Miller wasn’t wrong about this: disabled people who believe the decision about their DLA award is inaccurate can and do challenge the DWP at tribunals. And in 38 per cent of appeals relating to the Disability Living Allowance, the tribunals find in favour of the claimant (pdf).
But what Miller doesn’t seem to realise is that Ken Clarke’s proposals in the legal aid, sentencing and punishment of offenders (LASPO) Bill, which is being debated in the Lords today, will severely limit access to justice through tribunals for thousands of DLA recipients, closing this option to them.
This cut – which will save just £25 million from the total legal aid budget of £2 billion (pdf) – will remove legal aid for all welfare benefits cases. It will leave disabled people who’ve fallen foul of administrative error or an inaccurate benefits decision alone in the face of a complex and confusing appeals system that requires nearly 9000 pages of official guidance.
While Miller may not know about it, disability campaigners have for some time, and are vehemently opposed to the proposed cut. For instance, the charity Scope and campaign group 38 degrees have both been running campaigns to harness public outrage over these proposals, and encourage Peers to support a Lib Dem amendment that would prevent this from happening.
Opponents of the LASPO bill highlight the somewhat suspicious timing of introducing legal aid cuts for welfare cases during a period of massive upheaval in the welfare system. While millions of people are having their benefits reassessed, their ability to challenge an inaccurate outcome through appeal is also being significantly curbed.
New analysis from Sound Off For Justice released yesterday further reinforced these suspicions by highlighting the serious gaps in the government’s argument that the legal aid reforms are intended to save any money to the public purse.
These findings were just the latest confirmation that the reforms will prove to be a false economy, creating greater knock-on costs to the NHS and the public purse further down the line.
The report also undermined a further claim of the government that the costs of legal aid have spiralled out of control. The data reveal that for welfare benefits cases the opposite is true.
Whilst the amount of money spent on legal aid to help challenge incorrect decisions has, roughly, stayed at the same level over the recent years, the volume of cases that receive funding through the legal aid system has risen much more steeply.
This suggests that more people are getting help with the same budget, adding weight to arguments that advice for this type of cases is cost-efficient.

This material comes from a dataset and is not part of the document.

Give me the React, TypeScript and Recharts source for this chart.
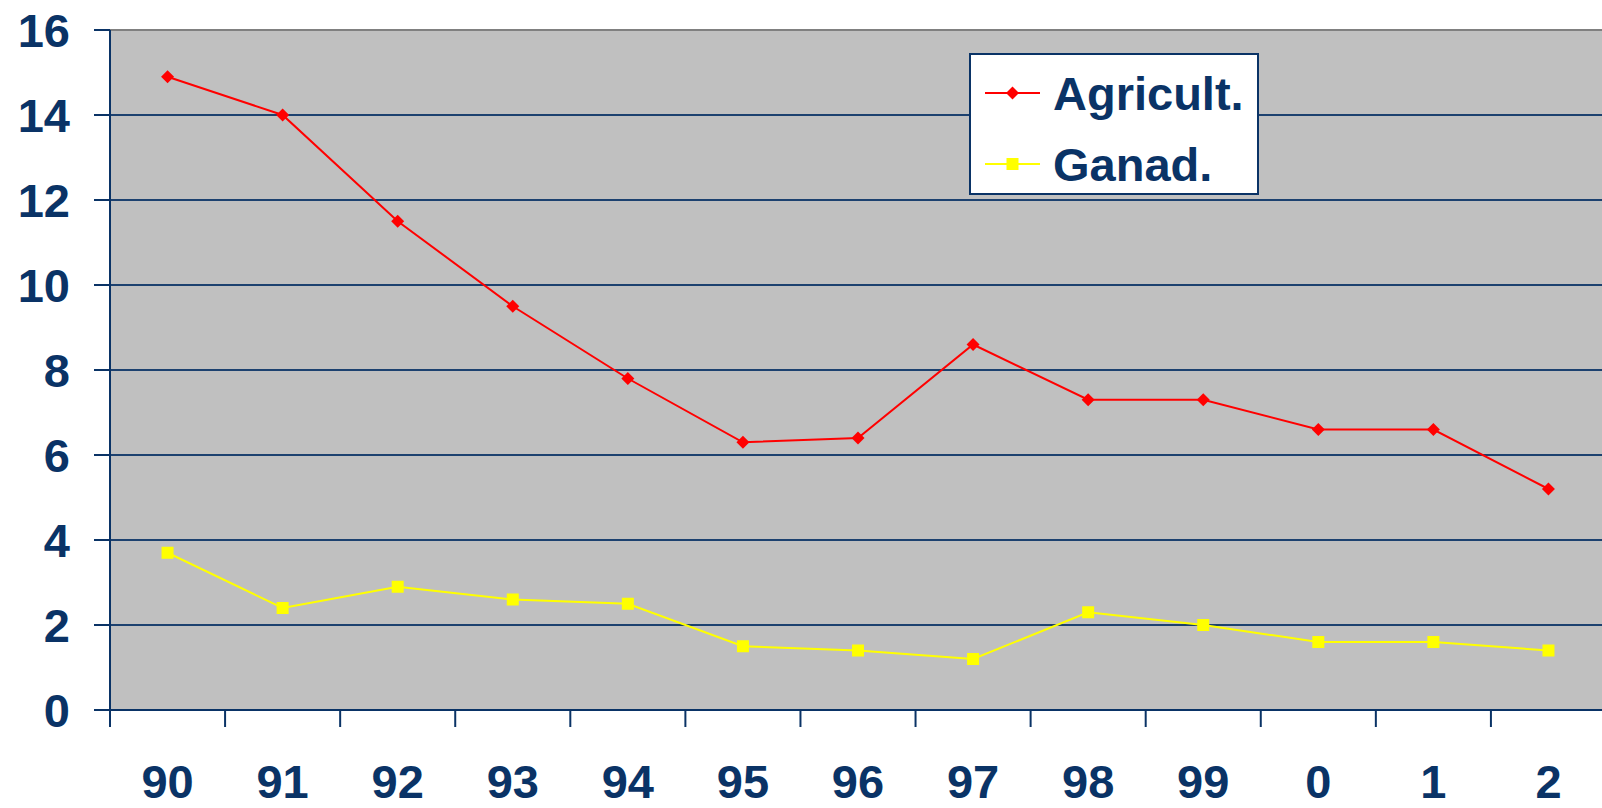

Even Tory grandee Lord Newton has called the cumulative impact of the government’s legal aid and welfare reforms a “pincer movement” on disabled people.
Miller’s comment on Radio Five exposed that the left hand of government doesn’t know what the right is doing. Worse, it highlighted that despite being the minister for disabled people, she is blissfully unaware of the impact of government policy on disabled people.
Today, disabilities campaigners are asking people to call an MP or Peer to raise awareness of the Spartacus report. They’ve also launched a twibbon to show your support. The welfare bill begins its journey through the lords tomorrow, and the next few weeks of the fight will be crucial for tens of thousands of disabled people in Britain. They need your help.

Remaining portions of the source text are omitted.